Taisha writes about her experiences of hospitality in South Africa:
Hospitality has to me come wrapped in so many ways during my seven months in South Africa, that I find making a concrete definition difficult. However, I don’t think there is a need to define it, because you know it when you receive it. The second week I was here, a young woman (Ruth), working at the school nearby, invited me to go to a Bible study and stay the night with her and her husband on their farm. She didn’t know me from anyone else, and I didn’t know her from anyone else. Little did I know, it was the start of a long, beautiful friendship. In the morning before heading back, she packed me a little sack of muffins to get me through the day. Ruth and Philip (her husband) have been such a blessing to me – gifting me with friendship, a place to stay, home cooked meals, English conversation, but more than that, teaching me hospitality (or kindness, generosity, friendliness, openness, welcome – from the thesaurus on Microsoft Word). Others have been hospitable through their work. The ladies at the crèche always make sure that I have something to eat for lunch and say thank you every day when I depart. Khanyi and Mr. Mayaba always share their drinks and lunch with me and insist that I sit squished in between them up front in the bakkie, so I don’t have to sit by myself in the back.

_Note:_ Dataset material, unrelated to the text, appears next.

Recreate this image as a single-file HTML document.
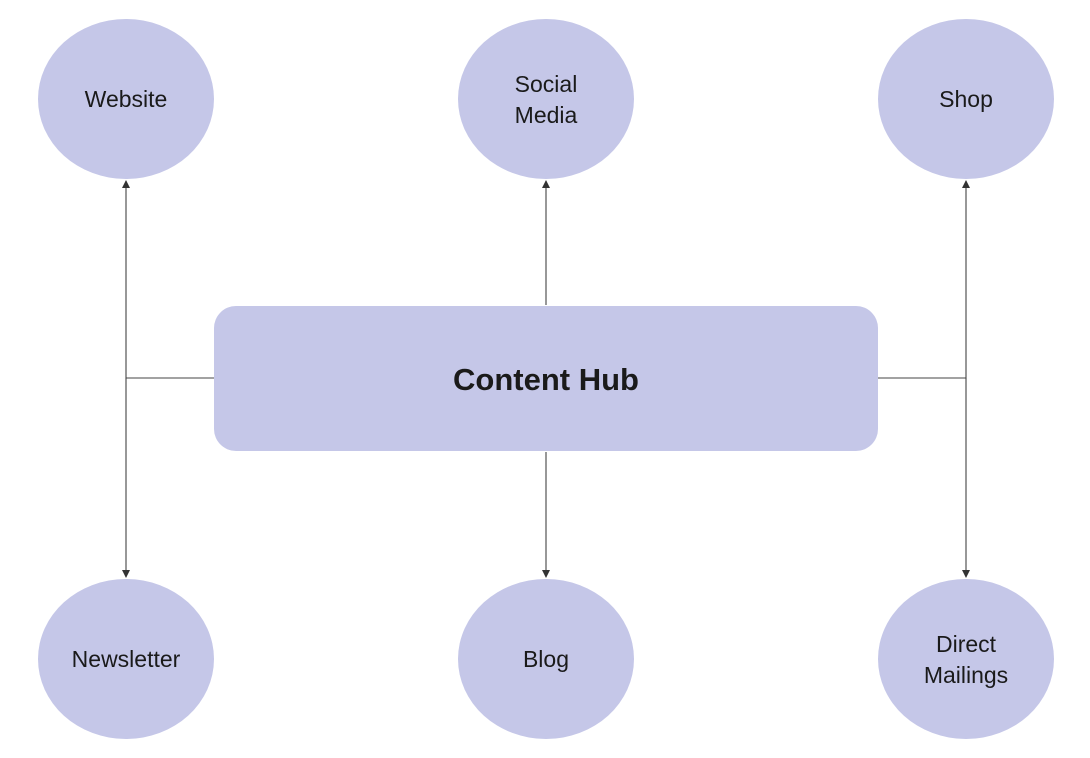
<!DOCTYPE html>
<html><head><meta charset="utf-8"><style>
html,body{margin:0;padding:0;background:#fff;width:1090px;height:758px;overflow:hidden}
text{font-family:"Liberation Sans","DejaVu Sans",sans-serif;fill:#1a1a1a}
</style></head><body>
<svg width="1090" height="758" viewBox="0 0 1090 758" xmlns="http://www.w3.org/2000/svg">
<defs><marker id="a" markerWidth="8" markerHeight="8" refX="7" refY="4" orient="auto" markerUnits="userSpaceOnUse"><path d="M0,0 L8,4 L0,8 z" fill="#333"/></marker></defs>
<g stroke="#444" stroke-width="1.1" fill="none">
<path d="M214,378 H126 V181" marker-end="url(#a)"/>
<path d="M126,378 V577" marker-end="url(#a)"/>
<path d="M546,305 V181" marker-end="url(#a)"/>
<path d="M546,452 V577" marker-end="url(#a)"/>
<path d="M878,378 H966 V181" marker-end="url(#a)"/>
<path d="M966,378 V577" marker-end="url(#a)"/>
</g>
<g fill="#c5c7e8">
<rect x="214" y="306" width="664" height="145" rx="22"/>
<ellipse cx="126" cy="99" rx="88" ry="80"/>
<ellipse cx="546" cy="99" rx="88" ry="80"/>
<ellipse cx="966" cy="99" rx="88" ry="80"/>
<ellipse cx="126" cy="659" rx="88" ry="80"/>
<ellipse cx="546" cy="659" rx="88" ry="80"/>
<ellipse cx="966" cy="659" rx="88" ry="80"/>
</g>
<g font-size="23" text-anchor="middle">
<text x="126" y="107">Website</text>
<text x="546" y="92">Social</text>
<text x="546" y="123">Media</text>
<text x="966" y="107">Shop</text>
<text x="126" y="667">Newsletter</text>
<text x="546" y="667">Blog</text>
<text x="966" y="652">Direct</text>
<text x="966" y="683">Mailings</text>
<text x="546" y="390" font-size="31" font-weight="bold">Content Hub</text>
</g>
</svg>
</body></html>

Pamela, a high school student who hostels at the center where I live, came to my door to give me a chocolate bon bon, when I know she rarely has these sweets for herself. During the end of February through the middle of March, nine German student teachers were staying at the guesthouse connected to my flat to do a teaching internship at the local schools. Every night they invited me to eat with them, play cards, share in snacks and drinks, and just plain socialize…and yes, they spoke English as much as possible so I would understand. They invited me to go on a weekend excursion with them, which I would have never been able to without them. They had a huge farewell braii (bbq) and invited many people to share in the fun. Most importantly, they always included four boys who live at/around the center, and made them feel cared for and loved during their time here.

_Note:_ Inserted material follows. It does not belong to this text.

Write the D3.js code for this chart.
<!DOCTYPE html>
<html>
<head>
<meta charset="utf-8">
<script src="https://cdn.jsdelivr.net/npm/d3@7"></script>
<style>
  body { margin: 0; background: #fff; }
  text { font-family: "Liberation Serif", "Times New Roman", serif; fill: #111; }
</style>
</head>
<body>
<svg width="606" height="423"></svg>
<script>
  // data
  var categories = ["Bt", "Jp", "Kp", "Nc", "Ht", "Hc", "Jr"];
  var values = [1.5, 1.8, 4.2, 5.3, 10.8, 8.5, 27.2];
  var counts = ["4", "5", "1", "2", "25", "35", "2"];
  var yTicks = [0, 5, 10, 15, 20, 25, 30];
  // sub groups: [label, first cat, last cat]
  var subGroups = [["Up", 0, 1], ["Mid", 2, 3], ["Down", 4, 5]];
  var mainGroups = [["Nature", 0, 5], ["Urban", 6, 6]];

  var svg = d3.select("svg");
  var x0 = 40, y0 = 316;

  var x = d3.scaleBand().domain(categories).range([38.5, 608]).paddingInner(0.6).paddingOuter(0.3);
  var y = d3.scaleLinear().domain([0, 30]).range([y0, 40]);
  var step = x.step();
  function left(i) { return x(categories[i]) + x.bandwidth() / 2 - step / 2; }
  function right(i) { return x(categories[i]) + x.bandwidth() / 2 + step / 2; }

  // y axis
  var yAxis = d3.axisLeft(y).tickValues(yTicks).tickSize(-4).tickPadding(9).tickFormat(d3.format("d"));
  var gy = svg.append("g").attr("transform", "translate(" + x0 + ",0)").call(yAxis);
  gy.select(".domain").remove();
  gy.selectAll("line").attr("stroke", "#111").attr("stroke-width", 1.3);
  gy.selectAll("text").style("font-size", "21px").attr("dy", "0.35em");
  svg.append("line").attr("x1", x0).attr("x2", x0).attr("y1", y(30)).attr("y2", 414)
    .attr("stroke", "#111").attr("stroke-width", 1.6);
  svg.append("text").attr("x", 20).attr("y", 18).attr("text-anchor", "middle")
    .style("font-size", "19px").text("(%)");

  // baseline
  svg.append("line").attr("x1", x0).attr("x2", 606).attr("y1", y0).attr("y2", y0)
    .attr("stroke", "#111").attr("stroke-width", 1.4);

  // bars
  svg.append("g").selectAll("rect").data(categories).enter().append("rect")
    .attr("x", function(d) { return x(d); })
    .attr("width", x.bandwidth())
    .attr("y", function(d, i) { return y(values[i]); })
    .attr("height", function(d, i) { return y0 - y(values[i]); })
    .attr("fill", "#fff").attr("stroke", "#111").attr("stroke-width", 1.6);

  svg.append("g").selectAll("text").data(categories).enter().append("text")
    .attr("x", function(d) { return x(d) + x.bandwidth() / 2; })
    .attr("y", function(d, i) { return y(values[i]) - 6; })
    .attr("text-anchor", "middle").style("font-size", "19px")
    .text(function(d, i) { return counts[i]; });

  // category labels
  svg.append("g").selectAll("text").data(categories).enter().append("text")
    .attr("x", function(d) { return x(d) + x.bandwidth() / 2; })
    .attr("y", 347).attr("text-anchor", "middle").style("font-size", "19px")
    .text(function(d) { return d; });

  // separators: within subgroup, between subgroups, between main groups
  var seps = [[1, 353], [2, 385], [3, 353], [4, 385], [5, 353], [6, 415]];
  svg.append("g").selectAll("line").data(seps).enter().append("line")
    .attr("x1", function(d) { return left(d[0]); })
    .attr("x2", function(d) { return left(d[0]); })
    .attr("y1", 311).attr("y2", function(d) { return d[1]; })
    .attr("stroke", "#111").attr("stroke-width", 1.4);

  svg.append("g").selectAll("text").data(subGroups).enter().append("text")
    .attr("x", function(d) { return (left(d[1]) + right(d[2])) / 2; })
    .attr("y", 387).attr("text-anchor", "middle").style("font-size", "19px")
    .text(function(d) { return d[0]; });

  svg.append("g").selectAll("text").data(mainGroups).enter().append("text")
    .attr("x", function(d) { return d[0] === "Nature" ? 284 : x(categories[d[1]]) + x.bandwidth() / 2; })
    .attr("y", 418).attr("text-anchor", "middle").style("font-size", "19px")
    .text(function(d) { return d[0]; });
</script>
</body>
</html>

All of these moments eventually make me think of the foreign exchange students who end up in my home town from year to year. Sure, they have wonderful host families that take them in for their time, but I can’t help but feel guilty for the way they have experienced our town, our state, and our country. I was always too busy and caught up in my own life to take the time to invite over the foreign exchange student that lived down the road from me. I never had her over for dinner, to do homework, to talk, to spend the night. I never let her into my life fully. Of course, I talked to her in school, at events, and during tennis, but outside of that, what did I do to make her feel welcomed, like she belonged, like she was important, like she was a child of God?
We all know people in our lives that could use love and care, but why not give that to all people we meet? Why not let every person with whom we come into contact feel like they are of worth? Jesus characterizes the final judgment of the good in Matthew 25: 34-40 like this:
Then the King will say to those on his right, ‘Come, you who are blessed by my Father, inherit the kingdom prepared for you from the foundation of the world. For I was hungry and you gave me food, I was thirsty and you gave me drink, I was stranger and you welcomed me, I was naked and your clothed me, I was sick and you visited me, I was in prison and you came to me.’ Then the righteous will answer him, saying, ‘Lord, when did we see you hungry and feed you, or thirsty and give you drink? And when did we see you a stranger and welcome you, or naked clothe you? And when did we see you sick or in prison and visit you?’ And the King will answer them, ‘Truly, I say to you, as you did it to one of the least of these my brothers, you did it to me.’
Why shouldn’t we want to do these things?